Colorado Springs apartment rents hit another record high late last year, but the overall multi-family market - while still strong - could be slowing a bit, according to a pair of new reports.
A Colorado Division of Housing survey of Springs-area landlords showed average rents in the fourth quarter of 2016 rose to nearly $1,033 a month - the seventh consecutive quarter in which rents set a record.
Fourth-quarter monthly rents also were up nearly $91 from a year earlier and increased a little more than $7 from the third quarter of 2016.
The Housing Division report also showed:
- Rents averaged $1,130.60 in northwest Colorado Springs, which was the highest for any area. Cheapest average rents of $888.17 a month were found on the southeast side.
- Average rents were nearly $1,360 a month at amenity-filled apartment complexes built since 2010. Not surprisingly, older, pre-1959 properties had the lowest rents of a almost $815.
- The area's fourth quarter vacancy rate of 6.8 percent was up from 5 percent a year earlier and 4 percent in the third quarter. Vacancies typically rise in the fourth quarter because fewer people are moving into apartments at that time of year.
But while the Housing Division's report showed continued growth in rents, a separate report by online research company Apartment Insights showed rents could be moderating.
In the first quarter of this year, rents averaged $947 a month; that's up $62 from a year earlier, but down $7 a month from the fourth quarter of 2016, Apartment Insights said.
The first-quarter vacancy rate of 5.25 percent rose three-quarters of a percentage point on a year-over-year basis and was up 1 percentage point from the fourth quarter of last year, according to Apartment Insights.

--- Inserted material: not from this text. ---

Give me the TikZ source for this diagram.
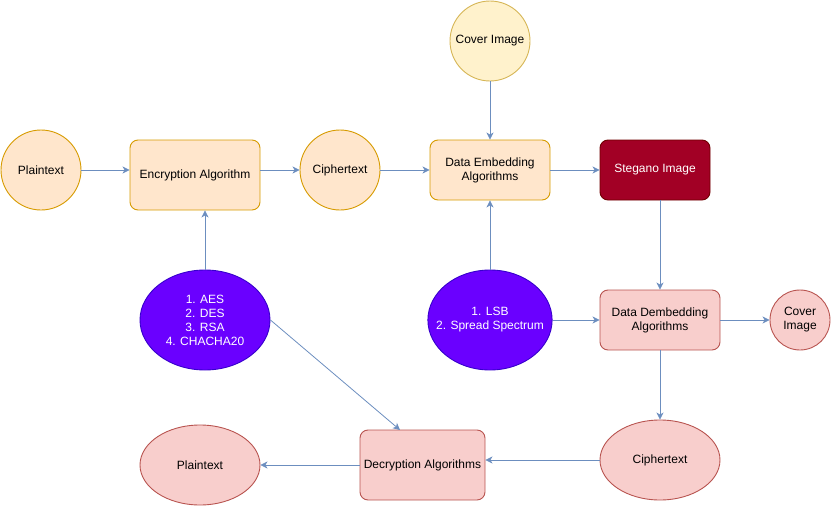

A deployment of more than 4,000 Fort Carson troops to Eastern Europe in January might be one factor slowing the market, since many soldiers live in apartments, said Doug Carter, a local commercial broker and Apartment Insights partner.
At the same time, some renters might be leaving apartments and buying homes, he said. Also some apartment dwellers might have simply moved out of the area.
"This is still a very strong, healthy rental market," Carter said. "We've seen some slight changes in rents and vacancies. Nothing big. We'll find out over time if the direction of the rental market is changing or we're just bouncing around with a strong, healthy rental market."
Multi-family experts have said mobile-minded millennials, empty nesters and others have driven the apartment demand in recent years. Laura Nelson, executive director of the Apartment Association of Southern Colorado, which co-sponsors the Housing Division report, said she expects that trend to continue.
"The demand for apartments is not going away anytime soon," she said.